◆ **WRITTEN REQUEST**
Do not copy the pictures; transcribe all other material exactly.

-- START --

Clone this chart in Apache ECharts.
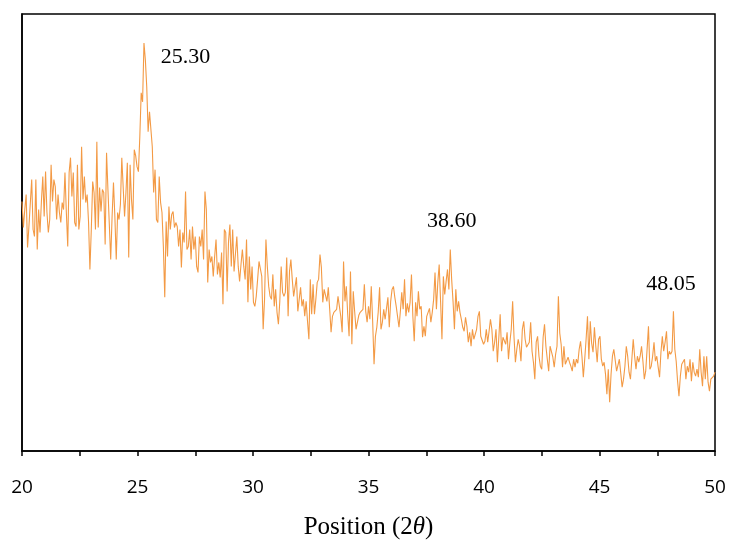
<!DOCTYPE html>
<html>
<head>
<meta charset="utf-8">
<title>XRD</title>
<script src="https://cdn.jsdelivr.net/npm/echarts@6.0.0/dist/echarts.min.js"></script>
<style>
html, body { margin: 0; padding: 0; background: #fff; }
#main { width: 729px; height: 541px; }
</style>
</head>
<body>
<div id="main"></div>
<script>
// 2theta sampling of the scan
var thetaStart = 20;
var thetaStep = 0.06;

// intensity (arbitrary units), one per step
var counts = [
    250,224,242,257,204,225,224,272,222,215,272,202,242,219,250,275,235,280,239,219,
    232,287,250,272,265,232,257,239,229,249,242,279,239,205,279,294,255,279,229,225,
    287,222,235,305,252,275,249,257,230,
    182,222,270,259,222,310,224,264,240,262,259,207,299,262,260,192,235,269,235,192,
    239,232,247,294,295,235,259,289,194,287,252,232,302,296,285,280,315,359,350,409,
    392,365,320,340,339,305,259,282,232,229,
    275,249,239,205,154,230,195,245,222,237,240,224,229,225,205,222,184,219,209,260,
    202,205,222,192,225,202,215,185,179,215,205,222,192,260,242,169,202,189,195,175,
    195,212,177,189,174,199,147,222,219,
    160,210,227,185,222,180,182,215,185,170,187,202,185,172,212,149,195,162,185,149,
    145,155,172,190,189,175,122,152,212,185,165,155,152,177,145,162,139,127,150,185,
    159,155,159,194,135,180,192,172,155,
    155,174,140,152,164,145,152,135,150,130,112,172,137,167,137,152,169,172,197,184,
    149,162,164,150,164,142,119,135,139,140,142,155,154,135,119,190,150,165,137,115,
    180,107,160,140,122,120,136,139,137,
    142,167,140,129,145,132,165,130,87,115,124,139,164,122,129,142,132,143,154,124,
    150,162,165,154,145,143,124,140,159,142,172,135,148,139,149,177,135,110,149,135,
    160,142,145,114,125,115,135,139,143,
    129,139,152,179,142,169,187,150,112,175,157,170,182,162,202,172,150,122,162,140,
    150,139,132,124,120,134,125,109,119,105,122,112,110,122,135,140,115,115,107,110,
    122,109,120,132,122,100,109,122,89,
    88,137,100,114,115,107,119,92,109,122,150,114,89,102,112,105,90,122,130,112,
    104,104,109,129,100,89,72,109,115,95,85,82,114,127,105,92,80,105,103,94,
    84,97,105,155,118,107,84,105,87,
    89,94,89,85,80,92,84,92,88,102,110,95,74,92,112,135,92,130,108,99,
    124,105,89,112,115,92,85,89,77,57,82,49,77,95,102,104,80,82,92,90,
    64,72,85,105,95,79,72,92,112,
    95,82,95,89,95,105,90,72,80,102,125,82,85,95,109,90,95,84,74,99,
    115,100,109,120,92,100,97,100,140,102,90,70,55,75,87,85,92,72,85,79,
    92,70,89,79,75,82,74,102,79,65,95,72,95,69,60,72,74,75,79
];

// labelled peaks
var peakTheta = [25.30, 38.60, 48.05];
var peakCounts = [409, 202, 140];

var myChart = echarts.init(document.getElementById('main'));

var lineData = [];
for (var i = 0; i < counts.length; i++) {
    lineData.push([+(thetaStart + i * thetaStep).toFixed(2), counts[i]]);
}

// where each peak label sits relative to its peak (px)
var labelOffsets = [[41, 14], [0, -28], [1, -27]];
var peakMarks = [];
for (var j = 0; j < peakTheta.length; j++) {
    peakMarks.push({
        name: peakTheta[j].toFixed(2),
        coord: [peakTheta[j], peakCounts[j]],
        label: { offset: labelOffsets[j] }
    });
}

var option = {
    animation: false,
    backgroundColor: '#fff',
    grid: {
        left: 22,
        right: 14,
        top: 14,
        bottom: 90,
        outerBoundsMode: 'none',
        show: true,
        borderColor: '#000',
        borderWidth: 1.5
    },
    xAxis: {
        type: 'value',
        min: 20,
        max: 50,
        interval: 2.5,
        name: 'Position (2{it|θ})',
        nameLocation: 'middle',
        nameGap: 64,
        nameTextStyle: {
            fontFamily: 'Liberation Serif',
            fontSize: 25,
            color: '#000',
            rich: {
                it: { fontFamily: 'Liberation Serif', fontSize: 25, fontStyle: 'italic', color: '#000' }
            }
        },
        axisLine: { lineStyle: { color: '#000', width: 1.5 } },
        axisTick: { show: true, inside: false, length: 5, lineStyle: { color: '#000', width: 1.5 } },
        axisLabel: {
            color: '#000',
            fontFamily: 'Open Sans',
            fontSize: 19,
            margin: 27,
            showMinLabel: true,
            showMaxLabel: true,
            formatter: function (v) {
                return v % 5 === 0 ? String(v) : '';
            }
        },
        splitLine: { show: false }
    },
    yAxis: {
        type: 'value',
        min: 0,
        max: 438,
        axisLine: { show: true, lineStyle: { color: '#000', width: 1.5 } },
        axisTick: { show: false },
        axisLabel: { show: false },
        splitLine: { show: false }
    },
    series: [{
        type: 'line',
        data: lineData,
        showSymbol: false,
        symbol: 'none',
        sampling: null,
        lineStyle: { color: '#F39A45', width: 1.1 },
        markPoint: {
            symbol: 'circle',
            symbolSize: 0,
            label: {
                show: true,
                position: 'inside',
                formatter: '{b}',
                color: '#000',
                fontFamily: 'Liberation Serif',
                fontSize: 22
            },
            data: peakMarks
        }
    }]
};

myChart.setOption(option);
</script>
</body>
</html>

-- END --

◆ **SOLVED PROBLEM**
Clone this chart in Apache ECharts.
<!DOCTYPE html>
<html>
<head>
<meta charset="utf-8">
<title>XRD</title>
<script src="https://cdn.jsdelivr.net/npm/echarts@6.0.0/dist/echarts.min.js"></script>
<style>
html, body { margin: 0; padding: 0; background: #fff; }
#main { width: 729px; height: 541px; }
</style>
</head>
<body>
<div id="main"></div>
<script>
// 2theta sampling of the scan
var thetaStart = 20;
var thetaStep = 0.06;

// intensity (arbitrary units), one per step
var counts = [
    250,224,242,257,204,225,224,272,222,215,272,202,242,219,250,275,235,280,239,219,
    232,287,250,272,265,232,257,239,229,249,242,279,239,205,279,294,255,279,229,225,
    287,222,235,305,252,275,249,257,230,
    182,222,270,259,222,310,224,264,240,262,259,207,299,262,260,192,235,269,235,192,
    239,232,247,294,295,235,259,289,194,287,252,232,302,296,285,280,315,359,350,409,
    392,365,320,340,339,305,259,282,232,229,
    275,249,239,205,154,230,195,245,222,237,240,224,229,225,205,222,184,219,209,260,
    202,205,222,192,225,202,215,185,179,215,205,222,192,260,242,169,202,189,195,175,
    195,212,177,189,174,199,147,222,219,
    160,210,227,185,222,180,182,215,185,170,187,202,185,172,212,149,195,162,185,149,
    145,155,172,190,189,175,122,152,212,185,165,155,152,177,145,162,139,127,150,185,
    159,155,159,194,135,180,192,172,155,
    155,174,140,152,164,145,152,135,150,130,112,172,137,167,137,152,169,172,197,184,
    149,162,164,150,164,142,119,135,139,140,142,155,154,135,119,190,150,165,137,115,
    180,107,160,140,122,120,136,139,137,
    142,167,140,129,145,132,165,130,87,115,124,139,164,122,129,142,132,143,154,124,
    150,162,165,154,145,143,124,140,159,142,172,135,148,139,149,177,135,110,149,135,
    160,142,145,114,125,115,135,139,143,
    129,139,152,179,142,169,187,150,112,175,157,170,182,162,202,172,150,122,162,140,
    150,139,132,124,120,134,125,109,119,105,122,112,110,122,135,140,115,115,107,110,
    122,109,120,132,122,100,109,122,89,
    88,137,100,114,115,107,119,92,109,122,150,114,89,102,112,105,90,122,130,112,
    104,104,109,129,100,89,72,109,115,95,85,82,114,127,105,92,80,105,103,94,
    84,97,105,155,118,107,84,105,87,
    89,94,89,85,80,92,84,92,88,102,110,95,74,92,112,135,92,130,108,99,
    124,105,89,112,115,92,85,89,77,57,82,49,77,95,102,104,80,82,92,90,
    64,72,85,105,95,79,72,92,112,
    95,82,95,89,95,105,90,72,80,102,125,82,85,95,109,90,95,84,74,99,
    115,100,109,120,92,100,97,100,140,102,90,70,55,75,87,85,92,72,85,79,
    92,70,89,79,75,82,74,102,79,65,95,72,95,69,60,72,74,75,79
];

// labelled peaks
var peakTheta = [25.30, 38.60, 48.05];
var peakCounts = [409, 202, 140];

var myChart = echarts.init(document.getElementById('main'));

var lineData = [];
for (var i = 0; i < counts.length; i++) {
    lineData.push([+(thetaStart + i * thetaStep).toFixed(2), counts[i]]);
}

// where each peak label sits relative to its peak (px)
var labelOffsets = [[41, 14], [0, -28], [1, -27]];
var peakMarks = [];
for (var j = 0; j < peakTheta.length; j++) {
    peakMarks.push({
        name: peakTheta[j].toFixed(2),
        coord: [peakTheta[j], peakCounts[j]],
        label: { offset: labelOffsets[j] }
    });
}

var option = {
    animation: false,
    backgroundColor: '#fff',
    grid: {
        left: 22,
        right: 14,
        top: 14,
        bottom: 90,
        outerBoundsMode: 'none',
        show: true,
        borderColor: '#000',
        borderWidth: 1.5
    },
    xAxis: {
        type: 'value',
        min: 20,
        max: 50,
        interval: 2.5,
        name: 'Position (2{it|θ})',
        nameLocation: 'middle',
        nameGap: 64,
        nameTextStyle: {
            fontFamily: 'Liberation Serif',
            fontSize: 25,
            color: '#000',
            rich: {
                it: { fontFamily: 'Liberation Serif', fontSize: 25, fontStyle: 'italic', color: '#000' }
            }
        },
        axisLine: { lineStyle: { color: '#000', width: 1.5 } },
        axisTick: { show: true, inside: false, length: 5, lineStyle: { color: '#000', width: 1.5 } },
        axisLabel: {
            color: '#000',
            fontFamily: 'Open Sans',
            fontSize: 19,
            margin: 27,
            showMinLabel: true,
            showMaxLabel: true,
            formatter: function (v) {
                return v % 5 === 0 ? String(v) : '';
            }
        },
        splitLine: { show: false }
    },
    yAxis: {
        type: 'value',
        min: 0,
        max: 438,
        axisLine: { show: true, lineStyle: { color: '#000', width: 1.5 } },
        axisTick: { show: false },
        axisLabel: { show: false },
        splitLine: { show: false }
    },
    series: [{
        type: 'line',
        data: lineData,
        showSymbol: false,
        symbol: 'none',
        sampling: null,
        lineStyle: { color: '#F39A45', width: 1.1 },
        markPoint: {
            symbol: 'circle',
            symbolSize: 0,
            label: {
                show: true,
                position: 'inside',
                formatter: '{b}',
                color: '#000',
                fontFamily: 'Liberation Serif',
                fontSize: 22
            },
            data: peakMarks
        }
    }]
};

myChart.setOption(option);
</script>
</body>
</html>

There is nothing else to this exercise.